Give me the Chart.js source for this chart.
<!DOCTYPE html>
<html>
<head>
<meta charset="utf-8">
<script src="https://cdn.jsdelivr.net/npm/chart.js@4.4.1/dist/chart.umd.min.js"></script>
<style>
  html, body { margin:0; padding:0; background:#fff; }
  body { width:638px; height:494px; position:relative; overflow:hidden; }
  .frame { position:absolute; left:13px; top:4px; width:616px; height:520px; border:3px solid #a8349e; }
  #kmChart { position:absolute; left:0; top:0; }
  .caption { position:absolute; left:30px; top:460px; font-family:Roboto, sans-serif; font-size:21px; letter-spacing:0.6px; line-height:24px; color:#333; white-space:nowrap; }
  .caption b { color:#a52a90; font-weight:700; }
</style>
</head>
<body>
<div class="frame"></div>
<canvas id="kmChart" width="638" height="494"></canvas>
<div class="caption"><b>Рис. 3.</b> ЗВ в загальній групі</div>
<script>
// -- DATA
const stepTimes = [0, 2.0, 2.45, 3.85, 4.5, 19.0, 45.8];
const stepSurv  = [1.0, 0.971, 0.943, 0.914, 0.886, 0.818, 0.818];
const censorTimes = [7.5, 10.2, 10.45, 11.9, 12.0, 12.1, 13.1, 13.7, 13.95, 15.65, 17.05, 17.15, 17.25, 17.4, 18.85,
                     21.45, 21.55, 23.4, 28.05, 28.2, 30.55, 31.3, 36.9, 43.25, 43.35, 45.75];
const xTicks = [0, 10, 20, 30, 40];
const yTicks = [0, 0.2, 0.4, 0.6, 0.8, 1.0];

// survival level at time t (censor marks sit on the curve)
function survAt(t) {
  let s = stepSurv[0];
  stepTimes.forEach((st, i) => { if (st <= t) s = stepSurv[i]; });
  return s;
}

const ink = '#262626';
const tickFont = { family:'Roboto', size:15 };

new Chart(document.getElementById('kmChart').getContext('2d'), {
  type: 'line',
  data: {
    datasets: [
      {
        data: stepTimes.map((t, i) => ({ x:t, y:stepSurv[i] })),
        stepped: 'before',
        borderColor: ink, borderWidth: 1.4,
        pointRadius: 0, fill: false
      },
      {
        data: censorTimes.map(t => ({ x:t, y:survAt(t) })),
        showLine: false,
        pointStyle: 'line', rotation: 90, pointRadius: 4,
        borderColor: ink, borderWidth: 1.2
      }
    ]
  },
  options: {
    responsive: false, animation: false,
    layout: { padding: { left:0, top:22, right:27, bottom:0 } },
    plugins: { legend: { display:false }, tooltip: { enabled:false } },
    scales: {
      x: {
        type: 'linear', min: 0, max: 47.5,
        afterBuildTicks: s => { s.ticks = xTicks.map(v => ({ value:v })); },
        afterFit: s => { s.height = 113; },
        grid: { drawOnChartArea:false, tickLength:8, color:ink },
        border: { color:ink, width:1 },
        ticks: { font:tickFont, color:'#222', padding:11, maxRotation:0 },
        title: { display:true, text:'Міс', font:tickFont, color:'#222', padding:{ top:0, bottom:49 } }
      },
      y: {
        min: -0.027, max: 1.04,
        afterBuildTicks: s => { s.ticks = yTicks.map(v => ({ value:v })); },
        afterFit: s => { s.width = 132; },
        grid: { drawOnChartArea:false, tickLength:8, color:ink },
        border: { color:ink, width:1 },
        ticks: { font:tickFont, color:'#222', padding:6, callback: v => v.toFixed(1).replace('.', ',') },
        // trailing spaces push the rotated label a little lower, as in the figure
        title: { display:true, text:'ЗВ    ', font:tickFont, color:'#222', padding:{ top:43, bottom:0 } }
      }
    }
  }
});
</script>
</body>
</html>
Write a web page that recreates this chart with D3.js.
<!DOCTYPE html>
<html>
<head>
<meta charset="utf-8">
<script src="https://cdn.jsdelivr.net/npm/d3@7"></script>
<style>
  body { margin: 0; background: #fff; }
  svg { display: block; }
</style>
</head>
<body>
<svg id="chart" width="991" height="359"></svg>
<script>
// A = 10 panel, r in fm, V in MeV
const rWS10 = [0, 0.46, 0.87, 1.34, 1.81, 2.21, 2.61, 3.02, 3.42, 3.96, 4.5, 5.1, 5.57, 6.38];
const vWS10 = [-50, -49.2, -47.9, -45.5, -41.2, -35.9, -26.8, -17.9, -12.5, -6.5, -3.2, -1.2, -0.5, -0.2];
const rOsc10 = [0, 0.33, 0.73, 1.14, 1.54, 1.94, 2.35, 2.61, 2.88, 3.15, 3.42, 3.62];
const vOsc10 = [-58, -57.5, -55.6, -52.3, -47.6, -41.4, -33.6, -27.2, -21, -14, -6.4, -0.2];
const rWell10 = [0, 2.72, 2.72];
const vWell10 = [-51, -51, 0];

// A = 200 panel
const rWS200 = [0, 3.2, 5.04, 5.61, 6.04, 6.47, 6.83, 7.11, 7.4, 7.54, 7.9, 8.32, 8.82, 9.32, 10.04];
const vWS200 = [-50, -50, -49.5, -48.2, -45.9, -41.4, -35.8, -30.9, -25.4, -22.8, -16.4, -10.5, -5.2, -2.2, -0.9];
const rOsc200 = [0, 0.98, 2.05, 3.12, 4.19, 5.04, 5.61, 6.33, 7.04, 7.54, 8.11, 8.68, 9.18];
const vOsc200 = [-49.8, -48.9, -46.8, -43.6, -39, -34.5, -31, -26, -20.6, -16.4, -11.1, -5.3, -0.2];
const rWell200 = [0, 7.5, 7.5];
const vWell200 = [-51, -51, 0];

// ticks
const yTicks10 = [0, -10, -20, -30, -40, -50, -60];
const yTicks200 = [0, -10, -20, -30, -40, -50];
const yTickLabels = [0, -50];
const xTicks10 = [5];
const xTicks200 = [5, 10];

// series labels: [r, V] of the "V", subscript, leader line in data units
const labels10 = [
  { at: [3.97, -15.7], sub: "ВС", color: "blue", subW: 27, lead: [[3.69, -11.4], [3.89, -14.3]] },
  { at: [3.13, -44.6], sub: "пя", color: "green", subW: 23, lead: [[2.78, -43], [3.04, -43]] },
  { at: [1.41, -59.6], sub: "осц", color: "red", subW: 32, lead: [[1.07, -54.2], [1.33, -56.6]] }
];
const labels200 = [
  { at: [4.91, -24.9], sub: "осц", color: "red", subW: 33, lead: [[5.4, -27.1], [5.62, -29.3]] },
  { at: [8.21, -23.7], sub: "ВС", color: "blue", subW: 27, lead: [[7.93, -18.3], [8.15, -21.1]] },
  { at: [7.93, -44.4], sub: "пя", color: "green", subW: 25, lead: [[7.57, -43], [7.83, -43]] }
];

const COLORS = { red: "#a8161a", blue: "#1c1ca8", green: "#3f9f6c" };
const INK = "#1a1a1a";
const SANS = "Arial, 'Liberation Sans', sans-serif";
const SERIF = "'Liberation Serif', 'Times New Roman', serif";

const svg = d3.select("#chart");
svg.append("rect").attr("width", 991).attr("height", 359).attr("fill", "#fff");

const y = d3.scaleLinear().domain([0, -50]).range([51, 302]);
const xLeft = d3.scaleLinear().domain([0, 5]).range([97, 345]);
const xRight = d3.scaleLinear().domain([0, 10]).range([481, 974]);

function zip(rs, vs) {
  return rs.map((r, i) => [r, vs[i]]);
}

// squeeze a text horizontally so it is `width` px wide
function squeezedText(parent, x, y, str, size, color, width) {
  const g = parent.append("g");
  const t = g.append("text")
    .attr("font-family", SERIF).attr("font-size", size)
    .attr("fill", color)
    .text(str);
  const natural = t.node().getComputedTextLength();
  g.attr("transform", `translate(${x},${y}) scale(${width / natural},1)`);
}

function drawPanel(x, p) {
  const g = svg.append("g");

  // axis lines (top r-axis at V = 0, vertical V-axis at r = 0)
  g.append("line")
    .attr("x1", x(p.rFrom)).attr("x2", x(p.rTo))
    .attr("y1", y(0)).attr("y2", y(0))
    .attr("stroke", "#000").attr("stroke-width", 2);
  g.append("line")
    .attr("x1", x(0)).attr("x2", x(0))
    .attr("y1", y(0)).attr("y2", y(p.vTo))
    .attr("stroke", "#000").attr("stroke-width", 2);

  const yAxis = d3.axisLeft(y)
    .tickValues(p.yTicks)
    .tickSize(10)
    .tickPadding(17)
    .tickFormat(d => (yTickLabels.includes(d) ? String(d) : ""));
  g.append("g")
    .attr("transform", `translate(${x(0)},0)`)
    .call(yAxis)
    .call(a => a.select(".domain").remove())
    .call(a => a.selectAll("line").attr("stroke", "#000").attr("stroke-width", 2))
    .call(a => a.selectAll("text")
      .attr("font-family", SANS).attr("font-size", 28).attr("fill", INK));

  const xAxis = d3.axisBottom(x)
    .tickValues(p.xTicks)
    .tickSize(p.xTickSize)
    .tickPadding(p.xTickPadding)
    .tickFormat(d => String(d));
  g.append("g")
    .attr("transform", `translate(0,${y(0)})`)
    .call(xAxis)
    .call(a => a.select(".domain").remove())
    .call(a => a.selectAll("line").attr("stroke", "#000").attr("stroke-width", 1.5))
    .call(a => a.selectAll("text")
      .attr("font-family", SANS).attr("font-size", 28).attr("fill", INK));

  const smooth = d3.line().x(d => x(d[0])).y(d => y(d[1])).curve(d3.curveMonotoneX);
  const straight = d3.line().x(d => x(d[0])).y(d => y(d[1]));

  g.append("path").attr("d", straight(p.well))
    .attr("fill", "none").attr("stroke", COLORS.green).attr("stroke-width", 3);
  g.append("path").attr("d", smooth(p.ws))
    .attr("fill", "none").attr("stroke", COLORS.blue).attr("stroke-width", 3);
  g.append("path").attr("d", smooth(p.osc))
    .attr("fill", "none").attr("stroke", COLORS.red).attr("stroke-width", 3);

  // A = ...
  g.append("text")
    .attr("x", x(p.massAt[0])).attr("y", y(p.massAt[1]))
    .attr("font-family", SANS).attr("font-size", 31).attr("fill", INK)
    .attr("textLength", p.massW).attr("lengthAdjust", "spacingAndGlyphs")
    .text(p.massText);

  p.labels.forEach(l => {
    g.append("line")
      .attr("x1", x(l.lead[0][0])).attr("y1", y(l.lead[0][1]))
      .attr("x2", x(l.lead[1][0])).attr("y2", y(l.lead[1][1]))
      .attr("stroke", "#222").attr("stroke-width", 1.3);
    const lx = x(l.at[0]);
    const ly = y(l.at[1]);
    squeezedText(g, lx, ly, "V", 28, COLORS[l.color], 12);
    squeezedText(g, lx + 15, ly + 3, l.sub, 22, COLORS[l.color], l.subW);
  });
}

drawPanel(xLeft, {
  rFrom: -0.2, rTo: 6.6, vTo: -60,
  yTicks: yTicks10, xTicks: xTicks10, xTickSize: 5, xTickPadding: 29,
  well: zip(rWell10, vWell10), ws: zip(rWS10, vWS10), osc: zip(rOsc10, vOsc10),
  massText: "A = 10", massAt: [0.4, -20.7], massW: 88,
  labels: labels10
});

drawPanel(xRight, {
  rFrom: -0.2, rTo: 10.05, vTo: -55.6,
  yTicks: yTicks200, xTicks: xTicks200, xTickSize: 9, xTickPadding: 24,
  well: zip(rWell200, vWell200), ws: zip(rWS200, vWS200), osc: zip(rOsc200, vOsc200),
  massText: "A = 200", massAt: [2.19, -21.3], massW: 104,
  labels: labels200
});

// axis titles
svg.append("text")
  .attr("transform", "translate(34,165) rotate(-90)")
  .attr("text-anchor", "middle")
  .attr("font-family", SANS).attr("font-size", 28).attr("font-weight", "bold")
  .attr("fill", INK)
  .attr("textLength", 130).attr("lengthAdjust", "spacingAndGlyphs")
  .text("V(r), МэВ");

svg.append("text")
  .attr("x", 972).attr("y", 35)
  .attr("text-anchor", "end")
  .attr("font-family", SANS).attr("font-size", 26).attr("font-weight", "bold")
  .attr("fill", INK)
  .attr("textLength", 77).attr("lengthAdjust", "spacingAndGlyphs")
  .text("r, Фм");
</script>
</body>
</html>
----
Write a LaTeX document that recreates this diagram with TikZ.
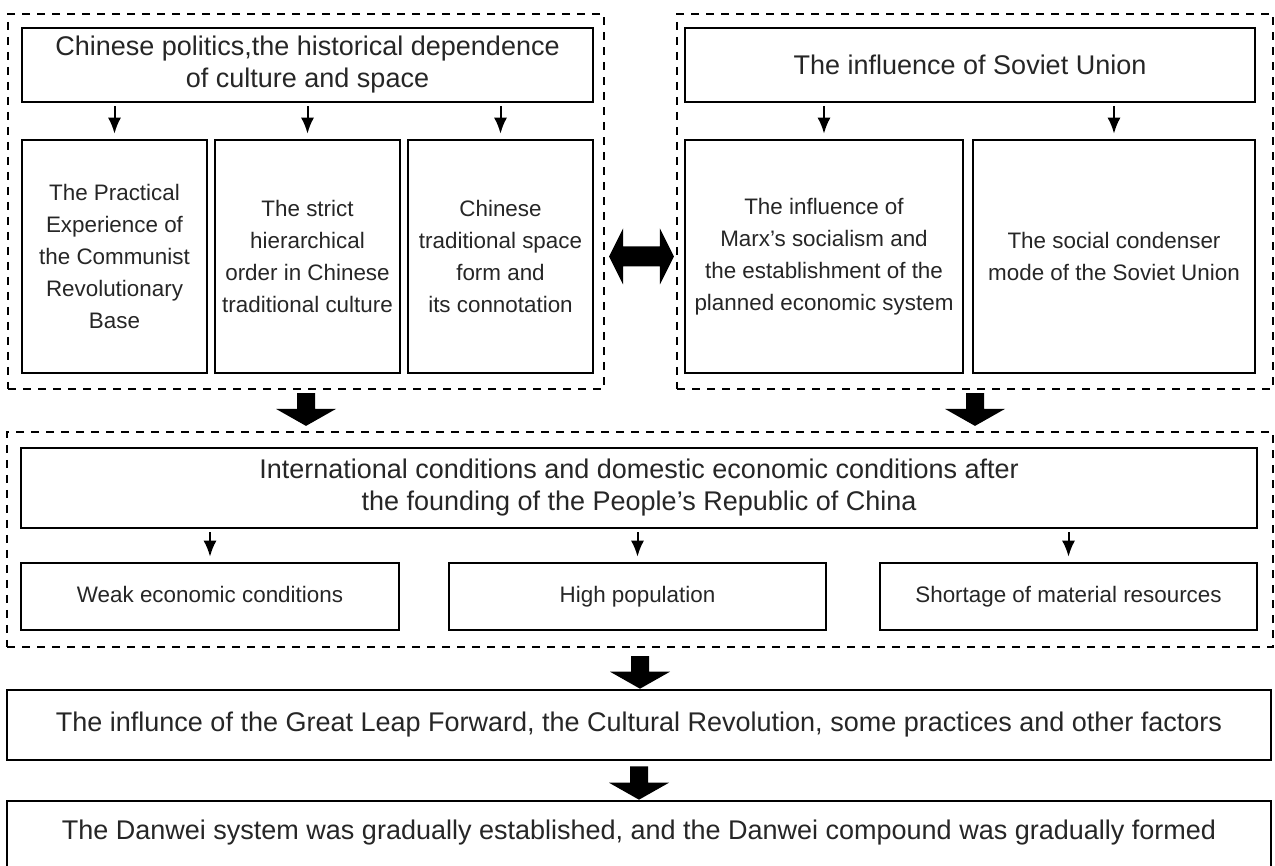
----
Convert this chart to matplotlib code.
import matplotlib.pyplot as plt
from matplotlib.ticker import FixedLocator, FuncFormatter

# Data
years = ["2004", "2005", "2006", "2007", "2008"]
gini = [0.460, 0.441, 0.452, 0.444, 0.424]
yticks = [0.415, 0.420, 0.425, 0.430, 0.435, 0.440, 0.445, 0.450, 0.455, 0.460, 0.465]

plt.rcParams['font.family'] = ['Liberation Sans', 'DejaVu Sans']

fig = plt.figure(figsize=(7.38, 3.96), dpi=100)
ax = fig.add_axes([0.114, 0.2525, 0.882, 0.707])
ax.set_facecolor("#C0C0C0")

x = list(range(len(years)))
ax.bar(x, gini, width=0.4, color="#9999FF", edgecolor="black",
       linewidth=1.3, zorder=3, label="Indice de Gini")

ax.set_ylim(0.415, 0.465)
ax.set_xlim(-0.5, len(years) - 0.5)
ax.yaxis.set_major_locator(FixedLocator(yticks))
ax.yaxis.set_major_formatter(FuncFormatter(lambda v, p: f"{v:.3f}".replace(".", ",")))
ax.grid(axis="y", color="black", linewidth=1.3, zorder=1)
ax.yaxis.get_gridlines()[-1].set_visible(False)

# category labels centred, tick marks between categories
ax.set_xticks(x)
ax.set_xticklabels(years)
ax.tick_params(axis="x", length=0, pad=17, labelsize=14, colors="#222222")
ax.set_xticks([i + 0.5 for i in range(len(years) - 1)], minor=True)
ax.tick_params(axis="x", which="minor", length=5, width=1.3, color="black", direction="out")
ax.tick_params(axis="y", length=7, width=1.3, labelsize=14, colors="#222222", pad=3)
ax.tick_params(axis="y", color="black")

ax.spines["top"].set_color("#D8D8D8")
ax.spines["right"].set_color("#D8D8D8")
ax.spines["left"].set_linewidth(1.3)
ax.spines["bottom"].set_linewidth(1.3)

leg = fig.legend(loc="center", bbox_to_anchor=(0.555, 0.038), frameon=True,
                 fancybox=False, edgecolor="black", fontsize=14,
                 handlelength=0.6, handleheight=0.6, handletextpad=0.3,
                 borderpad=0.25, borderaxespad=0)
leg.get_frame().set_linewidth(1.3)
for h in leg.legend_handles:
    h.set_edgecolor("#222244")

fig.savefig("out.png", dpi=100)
----
TASK GOAL: Above are the records; copy every line in them that holds the word "with".

WRITTEN ANSWER:
Write a web page that recreates this chart with D3.js.
Write a LaTeX document that recreates this diagram with TikZ.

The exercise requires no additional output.